George Capron

Profile
- Position: Halfback

Personal information
- Born: July 27, 1886 Minneapolis, Minnesota, U.S.
- Died: October 26, 1972 (aged 86) Fresno, California, U.S.

Career information
- College: Minnesota

Awards and highlights
- Third-team All-American (1907); First-team All-Western (1907);

= George Capron =

American football and baseball player (1886–1972)

George H. Capron (July 27, 1886 – October 26, 1972) was an American college football and baseball player and multimillionaire investor in Southern California real estate.

==Athletic career==
Capron played football and baseball for the University of Minnesota from 1907 to 1908. In 1907, the Minnesota football team scored only 55 points, and "Capron accounted for 44 of them with dropkicked field goals at four points each." He was selected as a third-team All-American by Walter Camp at the end of the 1907 season.

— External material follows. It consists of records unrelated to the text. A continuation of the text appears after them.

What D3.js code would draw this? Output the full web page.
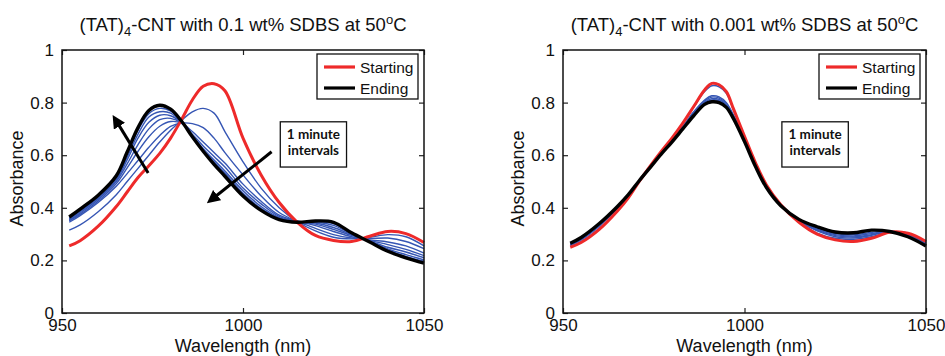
<!DOCTYPE html>
<html>
<head>
<meta charset="utf-8">
<script src="https://cdn.jsdelivr.net/npm/d3@7"></script>
<style>
  body { margin: 0; background: #fff; }
  svg { display: block; }
</style>
</head>
<body>
<div id="chart"></div>
<script>
// wavelengths (nm) for each panel
const wlA = [952, 955, 960, 965, 968, 971, 974, 977, 980, 983, 986, 989, 992, 995, 1000, 1005, 1010, 1015, 1020, 1025, 1030, 1035, 1040, 1045, 1050];
const wlB = [952, 955, 960, 965, 968, 971, 974, 977, 980, 983, 986, 989, 991, 993, 995, 997, 1000, 1003, 1006, 1010, 1015, 1020, 1025, 1030, 1035, 1040, 1045, 1050];

// panel A: 0.1 wt% SDBS
const startA = [.255, .275, .330, .405, .460, .515, .560, .607, .665, .735, .810, .862, .872, .845, .665, .525, .420, .345, .295, .276, .272, .292, .310, .302, .268];
const endA   = [.365, .395, .448, .522, .612, .705, .770, .790, .775, .730, .670, .615, .565, .520, .445, .390, .355, .345, .350, .345, .305, .270, .235, .210, .190];
const midA = [
  [.315, .335, .385, .450, .500, .550, .600, .650, .695, .732, .765, .778, .760, .690, .575, .475, .400, .347, .312, .288, .282, .288, .298, .290, .255],
  [.345, .370, .420, .482, .530, .580, .630, .675, .710, .722, .720, .705, .665, .610, .525, .445, .382, .348, .322, .298, .285, .283, .285, .272, .245],
  [.350, .375, .426, .492, .552, .615, .670, .710, .728, .722, .690, .650, .610, .570, .490, .425, .372, .350, .332, .310, .290, .278, .270, .255, .228],
  [.352, .380, .432, .500, .567, .640, .700, .735, .740, .722, .680, .635, .595, .555, .475, .415, .367, .348, .338, .318, .295, .276, .260, .242, .218],
  [.355, .385, .437, .506, .582, .665, .725, .752, .750, .724, .675, .625, .582, .540, .465, .405, .363, .347, .342, .325, .298, .274, .250, .232, .210],
  [.358, .388, .442, .511, .592, .680, .745, .765, .760, .725, .672, .620, .575, .532, .455, .398, .360, .346, .345, .333, .300, .272, .244, .222, .202],
  [.362, .392, .445, .516, .602, .695, .758, .778, .768, .728, .670, .617, .570, .525, .450, .393, .357, .345, .348, .340, .302, .271, .240, .215, .196]
];

// panel B: 0.001 wt% SDBS
const startB = [.250, .268, .318, .388, .438, .500, .558, .613, .665, .722, .785, .848, .873, .868, .842, .775, .672, .572, .488, .412, .345, .300, .278, .272, .284, .307, .303, .272];
const endB   = [.265, .287, .340, .405, .450, .503, .553, .603, .650, .700, .750, .793, .803, .800, .782, .738, .652, .558, .478, .408, .356, .328, .308, .305, .315, .310, .290, .255];
const midB = [
  [.254, .272, .322, .390, .440, .500, .557, .612, .664, .720, .782, .842, .864, .860, .835, .770, .668, .568, .485, .410, .347, .304, .284, .280, .290, .308, .304, .270],
  [.258, .278, .330, .397, .445, .500, .555, .607, .658, .710, .765, .810, .826, .822, .800, .752, .662, .565, .483, .410, .350, .312, .290, .285, .295, .310, .300, .268],
  [.260, .281, .333, .400, .447, .501, .554, .606, .655, .706, .760, .806, .821, .817, .796, .749, .659, .563, .482, .409, .351, .315, .294, .289, .298, .311, .298, .265],
  [.262, .283, .336, .402, .448, .502, .554, .605, .653, .703, .756, .801, .815, .812, .791, .745, .656, .561, .480, .409, .353, .319, .298, .293, .302, .311, .296, .262],
  [.263, .285, .338, .404, .449, .502, .553, .604, .651, .701, .753, .797, .810, .807, .787, .742, .654, .560, .479, .408, .354, .323, .302, .298, .306, .311, .293, .259]
];

const xTicks = [950, 1000, 1050];
const yTicks = [0, 0.2, 0.4, 0.6, 0.8, 1];
const yTickLabels = ["0", "0.2", "0.4", "0.6", "0.8", "1"];
const legendLabels = ["Starting", "Ending"];

const width = 945, height = 356;
const red = "#ee2a2a", black = "#000", blue = "#3656b4";

const svg = d3.select("#chart").append("svg")
  .attr("width", width)
  .attr("height", height)
  .style("font-family", "'Liberation Sans', Arial, sans-serif");

const panels = [
  {left: 62, right: 424, wl: wlA, start: startA, end: endA, mid: midA, conc: "0.1",
   arrows: [[973.8, 0.532, 965.5, 0.719], [1007.9, 0.613, 992.3, 0.442]]},
  {left: 563, right: 926, wl: wlB, start: startB, end: endB, mid: midB, conc: "0.001",
   arrows: []}
];

const plotTop = 50, plotBottom = 313;

svg.append("defs").append("marker")
  .attr("id", "head")
  .attr("viewBox", "0 0 10 10")
  .attr("refX", 2).attr("refY", 5)
  .attr("markerWidth", 4.4).attr("markerHeight", 4.4)
  .attr("orient", "auto")
  .append("path").attr("d", "M0,0 L10,5 L0,10 z").attr("fill", "#000");

panels.forEach(p => {
  const x = d3.scaleLinear().domain([950, 1050]).range([p.left, p.right]);
  const y = d3.scaleLinear().domain([0, 1]).range([plotBottom, plotTop]);

  const line = d3.line()
    .x((d, i) => x(p.wl[i]))
    .y(d => y(d))
    .curve(d3.curveCatmullRom.alpha(0.5));

  // axes, MATLAB style box with inward ticks
  svg.append("g").attr("transform", `translate(0,${plotBottom})`)
    .call(d3.axisBottom(x).tickValues(xTicks).tickSize(-5).tickPadding(6).tickFormat(d3.format("d")))
    .call(g => g.select(".domain").remove())
    .call(g => g.selectAll("text").attr("font-size", 17).attr("font-family", null).attr("fill", "#111"));
  svg.append("g").attr("transform", `translate(0,${plotTop})`)
    .call(d3.axisTop(x).tickValues(xTicks).tickSize(-5).tickFormat(""))
    .call(g => g.select(".domain").remove());
  svg.append("g").attr("transform", `translate(${p.left},0)`)
    .call(d3.axisLeft(y).tickValues(yTicks).tickSize(-5).tickPadding(8).tickFormat((d, i) => yTickLabels[i]))
    .call(g => g.select(".domain").remove())
    .call(g => g.selectAll("text").attr("font-size", 17).attr("font-family", null).attr("fill", "#111"));
  svg.append("g").attr("transform", `translate(${p.right},0)`)
    .call(d3.axisRight(y).tickValues(yTicks).tickSize(-5).tickFormat(""))
    .call(g => g.select(".domain").remove());
  svg.selectAll(".tick line").attr("stroke", "#222").attr("stroke-width", 1.2);

  const plot = svg.append("g");
  plot.selectAll(".mid").data(p.mid).enter().append("path")
    .attr("d", line)
    .attr("fill", "none").attr("stroke", blue).attr("stroke-width", 1.4);
  plot.append("path").attr("d", line(p.start))
    .attr("fill", "none").attr("stroke", red).attr("stroke-width", 3);
  plot.append("path").attr("d", line(p.end))
    .attr("fill", "none").attr("stroke", black).attr("stroke-width", 3.4);

  svg.append("rect")
    .attr("x", p.left).attr("y", plotTop)
    .attr("width", p.right - p.left).attr("height", plotBottom - plotTop)
    .attr("fill", "none").attr("stroke", "#111").attr("stroke-width", 1.5);

  // arrows
  p.arrows.forEach(a => {
    svg.append("line")
      .attr("x1", x(a[0])).attr("y1", y(a[1]))
      .attr("x2", x(a[2])).attr("y2", y(a[3]))
      .attr("stroke", "#000").attr("stroke-width", 3)
      .attr("marker-end", "url(#head)");
  });

  // "1 minute intervals" box
  const bx = x(1010.3), by = y(0.727), bw = x(1028.6) - x(1010.3), bh = y(0.555) - y(0.727);
  svg.append("rect").attr("x", bx).attr("y", by).attr("width", bw).attr("height", bh)
    .attr("fill", "#fff").attr("stroke", "#111").attr("stroke-width", 1.3);
  const note = svg.append("text")
    .attr("x", bx + bw / 2).attr("y", by + 17)
    .attr("text-anchor", "middle")
    .attr("font-family", "Lato, 'Open Sans', sans-serif")
    .attr("font-weight", "bold").attr("font-size", 13.5).attr("fill", "#111");
  note.append("tspan").attr("x", bx + bw / 2).text("1 minute");
  note.append("tspan").attr("x", bx + bw / 2).attr("dy", 16).text("intervals");

  // legend
  const lg = svg.append("g").attr("transform", `translate(${p.right - 107},${plotTop + 4})`);
  lg.append("rect").attr("width", 101).attr("height", 45)
    .attr("fill", "#fff").attr("stroke", "#111").attr("stroke-width", 1.3);
  [red, black].forEach((c, i) => {
    lg.append("line").attr("x1", 7).attr("x2", 38).attr("y1", 13 + i * 21).attr("y2", 13 + i * 21)
      .attr("stroke", c).attr("stroke-width", 3.2);
    lg.append("text").attr("x", 43).attr("y", 13 + i * 21).attr("dy", "0.36em")
      .attr("font-size", 15.5).attr("fill", "#111").text(legendLabels[i]);
  });

  // title
  const cx = (p.left + p.right) / 2;
  const t = svg.append("text").attr("x", cx).attr("y", 31)
    .attr("text-anchor", "middle").attr("font-size", 18.5).attr("fill", "#111");
  t.append("tspan").text("(TAT)");
  t.append("tspan").attr("font-size", 13).attr("dy", 5).text("4");
  t.append("tspan").attr("dy", -5).text(`-CNT with ${p.conc} wt% SDBS at 50`);
  t.append("tspan").attr("font-size", 13).attr("dy", -7).text("o");
  t.append("tspan").attr("dy", 7).text("C");

  // axis labels
  svg.append("text").attr("x", cx).attr("y", 352)
    .attr("text-anchor", "middle").attr("font-size", 18).attr("fill", "#111")
    .text("Wavelength (nm)");
  svg.append("text")
    .attr("transform", `translate(${p.left - 39},${(plotTop + plotBottom) / 2 - 3}) rotate(-90)`)
    .attr("text-anchor", "middle").attr("font-size", 18).attr("fill", "#111")
    .text("Absorbance");
});
</script>
</body>
</html>
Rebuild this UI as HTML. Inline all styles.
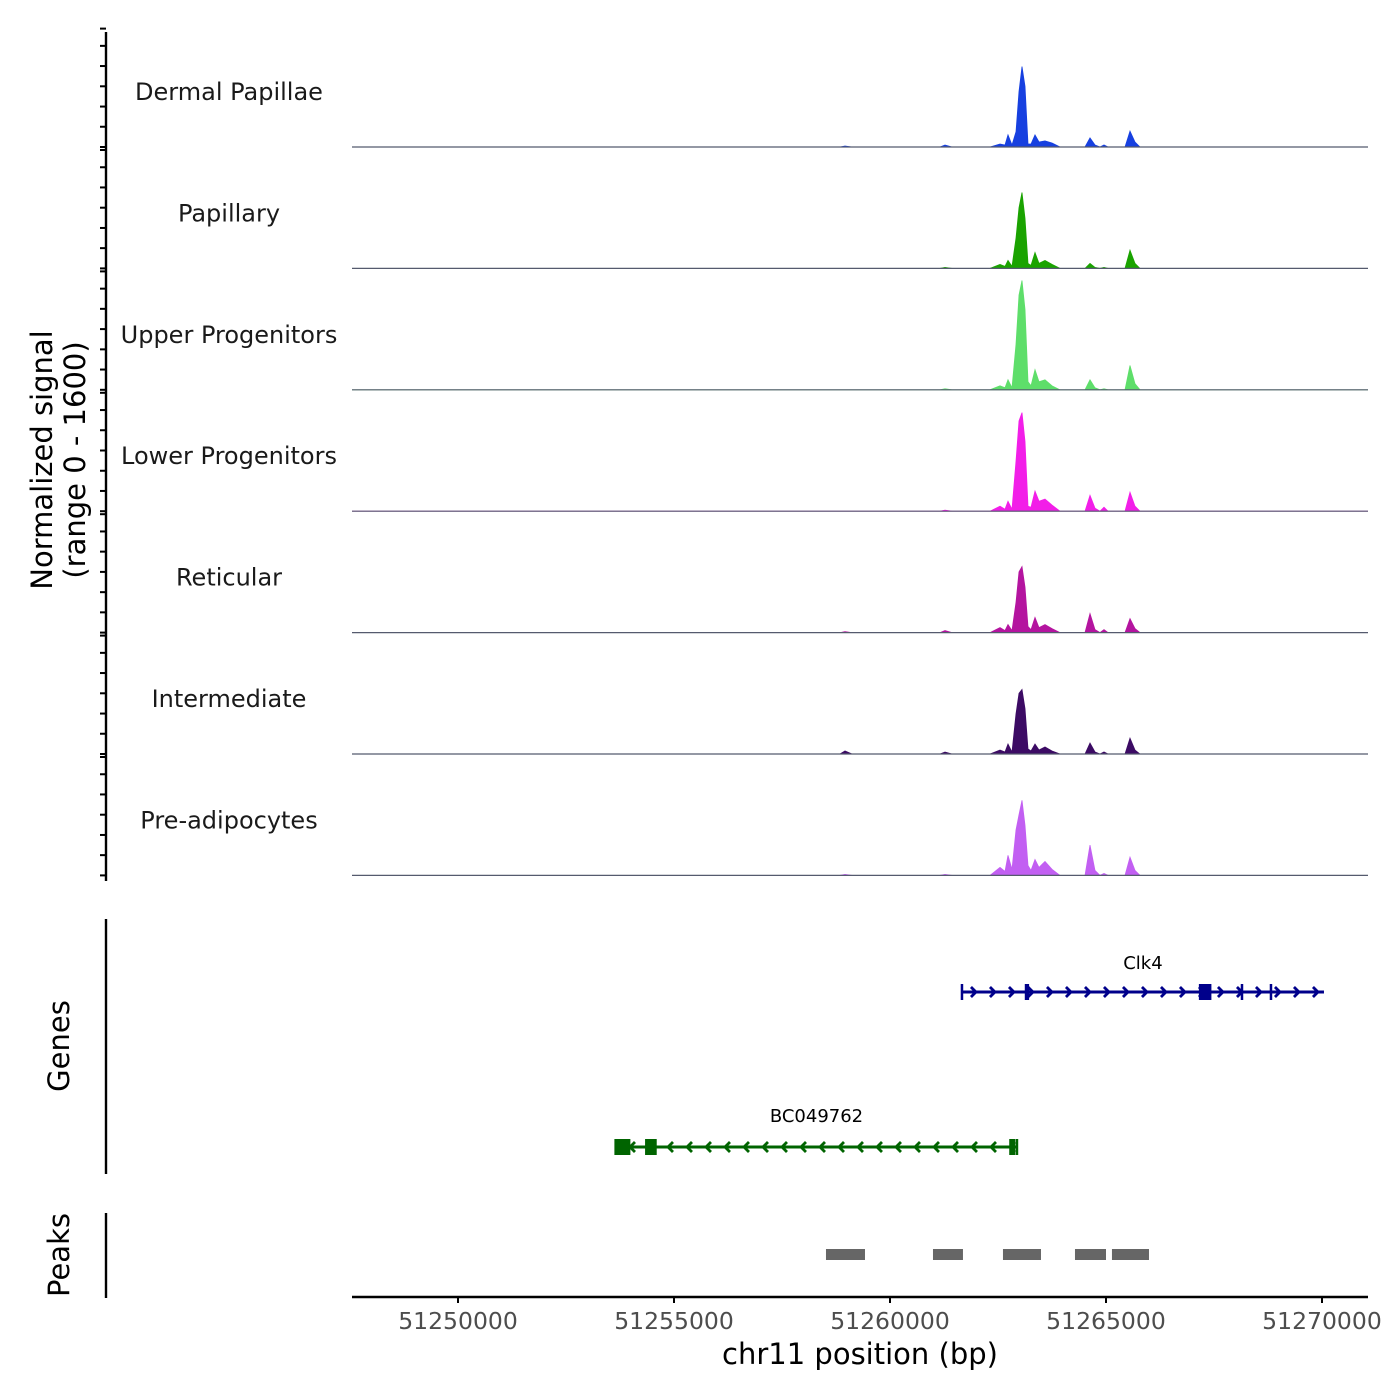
<!DOCTYPE html>
<html><head><meta charset="utf-8"><style>
html,body{margin:0;padding:0;background:#fff;}
svg{display:block;font-family:"DejaVu Sans","Liberation Sans",sans-serif;}
</style></head><body>
<svg id="chart" width="1400" height="1400" viewBox="0 0 1400 1400"></svg>
<script>
const tracks = ["Dermal Papillae","Papillary","Upper Progenitors","Lower Progenitors","Reticular","Intermediate","Pre-adipocytes"];
const trackColors = ["#1740e0","#1aa300","#5ede6a","#f21ee8","#b4149f","#3c0b64","#c25ff2"];
const positions = [51247546,51258842,51258958,51259120,51261157,51261273,51261435,51262315,51262546,51262662,51262731,51262824,51262917,51262986,51263055,51263125,51263194,51263264,51263356,51263449,51263588,51263750,51263935,51264514,51264630,51264745,51264861,51264953,51265046,51265440,51265556,51265671,51265787,51271065];
const valDP   = [0,0,13,0,0,26,0,0,40,26,160,26,200,730,1060,800,40,40,160,66,80,53,0,0,120,26,0,26,0,0,210,66,0,0];
const valPap  = [0,0,0,0,0,13,0,0,53,26,106,26,400,800,1000,660,66,40,210,66,106,53,0,0,66,13,0,13,0,0,240,66,0,0];
const valUp   = [0,0,0,0,0,13,0,0,53,26,132,26,600,1250,1440,1060,106,53,265,106,132,53,0,0,132,26,0,13,0,0,320,80,0,0];
const valLow  = [0,0,0,0,0,13,0,0,66,26,132,26,660,1190,1300,920,66,53,265,132,160,80,0,0,210,40,0,53,0,0,250,66,0,0];
const valRet  = [0,0,13,0,0,26,0,0,66,26,106,26,400,800,870,600,80,40,200,66,106,53,0,0,250,40,0,40,0,0,185,53,0,0];
const valInt  = [0,0,40,0,0,26,0,0,53,26,132,26,530,800,850,600,66,40,132,53,92,40,0,0,145,26,0,26,0,0,210,53,0,0];
const valPre  = [0,0,13,0,0,13,0,0,106,53,265,80,600,800,990,660,132,66,210,106,185,80,0,0,400,66,0,26,0,0,240,66,0,0];
const trackValues = [valDP,valPap,valUp,valLow,valRet,valInt,valPre];
const xTicks = [51250000,51255000,51260000,51265000,51270000];
const yTicks = [0,267,533,800,1067,1333,1600];
const peakStarts = [51258518,51260995,51262615,51264282,51265138];
const peakEnds   = [51259421,51261689,51263495,51265000,51265995];
const clk4 = {name:"Clk4", start:51261666, end:51270046, exons:[[51263120,51263220],[51267150,51267440]], marks:[51261666,51268148,51268819], y:992, label:963, color:"#00008b", dir:1};
const bc = {name:"BC049762", start:51253657, end:51262939, exons:[[51253620,51253990],[51254330,51254600],[51262760,51262900]], marks:[51262939], y:1147, label:1116, color:"#006400", dir:-1};
const genes = [clk4, bc];
const yMax = 1600;

const NS="http://www.w3.org/2000/svg";
const svg=document.getElementById('chart');
const X0=352,X1=1368,B0=51247546,B1=51271065;
const xs=b=>X0+(b-B0)/(B1-B0)*(X1-X0);
const panelH=121.4, base0=147;
function el(tag,attrs,parent){const e=document.createElementNS(NS,tag);for(const k in attrs)e.setAttribute(k,attrs[k]);(parent||svg).appendChild(e);return e;}
function txt(s,attrs){const t=el('text',attrs);t.textContent=s;return t;}

const ax=el('line',{x1:106,y1:32,x2:106,y2:881,stroke:'#000','stroke-width':2.4});


tracks.forEach((name,i)=>{
  const base=base0+i*panelH;
  const ys=v=>base-v/yMax*panelH;
  yTicks.forEach(v=>{
    const tk=el('line',{x1:100,x2:106,y1:ys(v)+(v==1600?3:0),y2:ys(v)+(v==1600?3:0),stroke:'#000','stroke-width':2});
    
    
  });
  const vals=trackValues[i];
  let d='M'+xs(positions[0])+','+base;
  positions.forEach((p,j)=>{d+=' L'+xs(p).toFixed(1)+','+ys(vals[j]).toFixed(1);});
  d+=' L'+xs(positions[positions.length-1])+','+base+' Z';
  const a=el('path',{d:d,fill:trackColors[i],stroke:trackColors[i],'stroke-width':0.8});
  
  
  const bl=el('line',{x1:X0,x2:X1,y1:base,y2:base,stroke:'#555a6e','stroke-width':1.2});
  
  
  const lb=txt(name,{x:229,y:base-47,'font-size':24,'text-anchor':'middle',fill:'#1a1a1a'});
  
  
});
const yt=txt('',{transform:'translate(52,460) rotate(-90)','font-size':29,'text-anchor':'middle',fill:'#000'});


const t1=el('tspan',{x:0,dy:0},yt);t1.textContent='Normalized signal';
const t2=el('tspan',{x:0,dy:33},yt);t2.textContent='(range 0 - 1600)';

const gax=el('line',{x1:106,y1:919,x2:106,y2:1174,stroke:'#000','stroke-width':2.4});


const gt=txt('Genes',{transform:'translate(69,1046) rotate(-90)','font-size':29,'text-anchor':'middle'});


genes.forEach(g=>{
  const grp=el('g',{});
  
  
  const x1=xs(g.start),x2=xs(g.end),y=g.y;
  el('line',{x1:x1,x2:x2,y1:y,y2:y,stroke:g.color,'stroke-width':3},grp);
  for(let x=x1+14;x<x2-4;x+=19){
    const dx=g.dir*5;
    el('polyline',{points:`${x-dx},${y-5} ${x},${y} ${x-dx},${y+5}`,fill:'none',stroke:g.color,'stroke-width':2.8},grp);
  }
  g.exons.forEach(e=>{const a=xs(e[0]),b=xs(e[1]);el('rect',{x:a,y:y-8,width:Math.max(b-a,4),height:16,fill:g.color},grp);});
  g.marks.forEach(m=>el('line',{x1:xs(m),x2:xs(m),y1:y-8,y2:y+8,stroke:g.color,'stroke-width':2.5},grp));
  const lt=txt(g.name,{x:(x1+x2)/2,y:g.label+6,'font-size':18,'text-anchor':'middle',fill:'#000'});
  
  
});

const pax=el('line',{x1:106,y1:1213,x2:106,y2:1298,stroke:'#000','stroke-width':2.4});


const pt=txt('Peaks',{transform:'translate(69,1255) rotate(-90)','font-size':29,'text-anchor':'middle'});


peakStarts.forEach((s,i)=>{
  const r=el('rect',{x:xs(s),y:1249,width:xs(peakEnds[i])-xs(s),height:11,fill:'#666'});
  
  
});

const xa=el('line',{x1:X0,x2:X1,y1:1297,y2:1297,stroke:'#000','stroke-width':2.4});


xTicks.forEach(t=>{
  const tk=el('line',{x1:xs(t),x2:xs(t),y1:1297,y2:1303,stroke:'#000','stroke-width':2});
  
  
  const l=txt(String(t),{x:xs(t),y:1329,'font-size':23.5,'text-anchor':'middle',fill:'#4d4d4d'});
  
  
});
const xt=txt('chr11 position (bp)',{x:860,y:1364,'font-size':29,'text-anchor':'middle',fill:'#000'});


</script>
</body></html>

Late in his career at the University of Minnesota, Capron became involved in a controversy over his eligibility when reports surfaced that he had played professional baseball under a false name. Capron later admitted that he played baseball under the name Robb at Meridian, Mississippi in 1908 and at Mattoon, Illinois in 1907. From 1909 to 1910, Capron played two years of professional baseball in the Northwestern League. In 1909, he played 155 games as the left fielder for the Seattle Turks, compiling 164 hits, 27 doubles, 8 triples, 15 home runs, and a .275 batting average. In 1910, he played 35 games for the Vancouver Beavers though his batting average dropped to .207.

He also played professional football in the early days of the professional game in the 1910s.

==Family and later years==
Capron's younger brother, Ralph Capron, played Major League Baseball and in the National Football League.

Capron practiced law in Minnesota for a time. He then moved to California where he invested in land. He was credited with having an "uncanny foresight in predicting population trends," acquiring properties in Orange, Los Angeles, Riverside, and San Bernardino Counties, and became a multimillionaire with an estate valued at $24 million.

In later years, Capron was in poor health and was the subject of conservatorship proceedings and allegations that his wife's family and others had stolen from him and procured a 1967 will by fraud and undue influence.

Capron moved to Fresno, California, in 1967. He was in poor health in his later years. He died on October 26, 1972, at age 86, at a Fresno hospital.